Toen we bijv. onlangs in ’s-Gravenzande te maken hadden met de Westlandse bandenprikker, vonden wij in de oude kranten het verhaal over de spijkerstrooier van Maasdijk (jaren ’30).
En bij het zoeken van leuke historische feitjes kom je ook nogal eens verrassingen tegen.
Zo vonden wij een artikeltje in de Westlandsche Courant van 17 december 1919, waaruit bleek dat er in dat jaar in ’s-Gravenzande een mussenplaag was. Er werd een beloning van 1½ cent uitgeloofd voor het aanleveren van een dode mus.
Wij zetten zo’n artikeltje dan op Twitter met het bijschrift “’s-Gravezanders blij met dooie mus”.
Ping An eind 2016
Eind dit jaar richten wij een tentoonstelling in over de stranding en sloop van de Ping An.
Het vrachtschip dat in november 1965 vastliep op de kust bij Ter Heijde en daar uitgroeide tot toeristische attractie waar honderdduizenden mensen op af kwamen.
Menig Westlander is destijds met zijn kinderen een kijkje wezen nemen bij de gestrande Ping An.
En menig Westlander heeft daar foto’s van gemaakt. Foto’s die wij laten zien in de tentoonstelling.
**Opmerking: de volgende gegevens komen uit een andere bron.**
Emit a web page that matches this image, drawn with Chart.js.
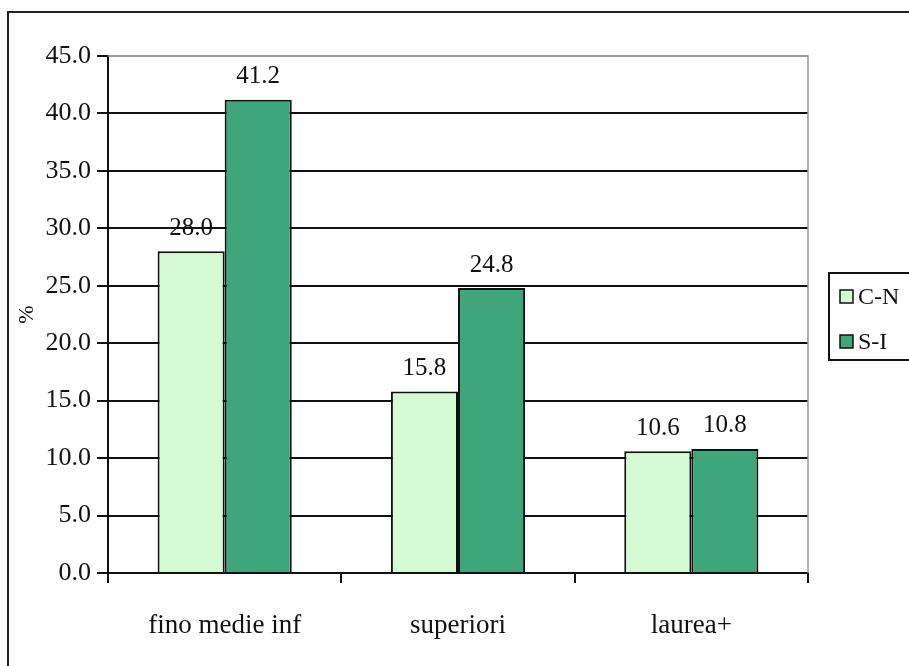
<!DOCTYPE html>
<html>
<head>
<meta charset="utf-8">
<script src="https://cdn.jsdelivr.net/npm/chart.js@4.4.1/dist/chart.umd.min.js"></script>
<style>
  body { margin: 0; background: #fff; }
</style>
</head>
<body>
<canvas id="chart" width="909" height="666"></canvas>
<script>
// titolo di studio, quote percentuali per area
var categories = ["fino medie inf", "superiori", "laurea+"];
var seriesNames = ["C-N", "S-I"];
var valuesCN = [28.0, 15.8, 10.6];
var valuesSI = [41.2, 24.8, 10.8];
var seriesColors = ["#D4FBD4", "#3EA67A"];

var serif = "'Liberation Serif', 'Times New Roman', serif";

// cornice esterna, bordo area grafico, etichette dei valori e legenda
var decorations = {
    id: "decorations",
    beforeDraw: function(chart) {
        var c = chart.ctx;
        c.save();
        c.strokeStyle = "#222";
        c.lineWidth = 2;
        c.strokeRect(8, 12, chart.width + 10, chart.height + 10);
        c.restore();
    },
    beforeDatasetsDraw: function(chart) {
        var a = chart.chartArea;
        var c = chart.ctx;
        c.save();
        c.strokeStyle = "#999";
        c.lineWidth = 1.5;
        c.beginPath();
        c.moveTo(a.left, a.top);
        c.lineTo(a.right, a.top);
        c.lineTo(a.right, a.bottom);
        c.stroke();
        c.restore();
    },
    afterDatasetsDraw: function(chart) {
        var c = chart.ctx;
        c.save();
        c.font = "25px " + serif;
        c.fillStyle = "#111";
        c.textAlign = "center";
        c.textBaseline = "middle";
        chart.data.datasets.forEach(function(ds, i) {
            chart.getDatasetMeta(i).data.forEach(function(bar, j) {
                c.fillText(ds.data[j].toFixed(1), bar.x, bar.y - 23);
            });
        });

        // legenda
        var lx = 829, ly = 273;
        c.strokeStyle = "#111";
        c.lineWidth = 2;
        c.strokeRect(lx, ly, 100, 87);
        c.textAlign = "left";
        c.font = "24px " + serif;
        chart.data.datasets.forEach(function(ds, i) {
            var y = ly + 24 + i * 45;
            c.fillStyle = ds.backgroundColor;
            c.fillRect(lx + 11, y - 7, 13, 13);
            c.lineWidth = 1.5;
            c.strokeRect(lx + 11, y - 7, 13, 13);
            c.fillStyle = "#111";
            c.fillText(ds.label, lx + 29, y + 1);
        });
        c.restore();
    }
};

var ctx = document.getElementById("chart");

var chart = new Chart(ctx, {
    type: "bar",
    data: {
        labels: categories,
        datasets: [
            {
                label: seriesNames[0],
                data: valuesCN,
                backgroundColor: seriesColors[0],
                borderColor: "#111",
                borderWidth: 2
            },
            {
                label: seriesNames[1],
                data: valuesSI,
                backgroundColor: seriesColors[1],
                borderColor: "#111",
                borderWidth: 2
            }
        ]
    },
    options: {
        responsive: false,
        animation: false,
        layout: {
            padding: { left: 0, right: 101, top: 56, bottom: 0 }
        },
        plugins: {
            legend: { display: false },
            tooltip: { enabled: false }
        },
        datasets: {
            bar: { categoryPercentage: 0.575, barPercentage: 1.0 }
        },
        scales: {
            x: {
                afterFit: function(scale) { scale.height = 93; },
                grid: {
                    offset: true,
                    drawOnChartArea: false,
                    drawTicks: true,
                    tickLength: 10,
                    color: "#111",
                    lineWidth: 2
                },
                border: { color: "#111", width: 2 },
                ticks: {
                    padding: 27,
                    color: "#111",
                    font: { family: serif, size: 27 }
                }
            },
            y: {
                min: 0,
                max: 45,
                afterFit: function(scale) { scale.width = 108; },
                grid: {
                    color: function(context) {
                        return context.tick && context.tick.value === 45 ? "#999" : "#111";
                    },
                    lineWidth: 2,
                    tickLength: 11,
                    tickColor: "#111"
                },
                border: { color: "#111", width: 2 },
                ticks: {
                    stepSize: 5,
                    padding: 6,
                    color: "#111",
                    font: { family: serif, size: 26 },
                    callback: function(v) { return v.toFixed(1); }
                },
                title: {
                    display: true,
                    text: "%",
                    color: "#111",
                    padding: { top: 14, bottom: 0 },
                    font: { family: serif, size: 22 }
                }
            }
        }
    },
    plugins: [decorations]
});
</script>
</body>
</html>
Bij het speuren naar informatie en materiaal over de Ping An, kregen wij onder meer het verhaal te horen van Jeroen Voois. Voois was snackbarhouder in Ter Heijde en wilde wel een “graantje meepikken” van de belangstelling voor de Ping An. Hij zette een kraam op het strand en ging daar aan de kleumende toeristen (het was winter) foto’s van de Ping An, warme chocolademelk en frikadellen verkopen. Geen schokkend wereldnieuws, maar wel een charmant hoofdstukje in de geschiedenis van de Ping An.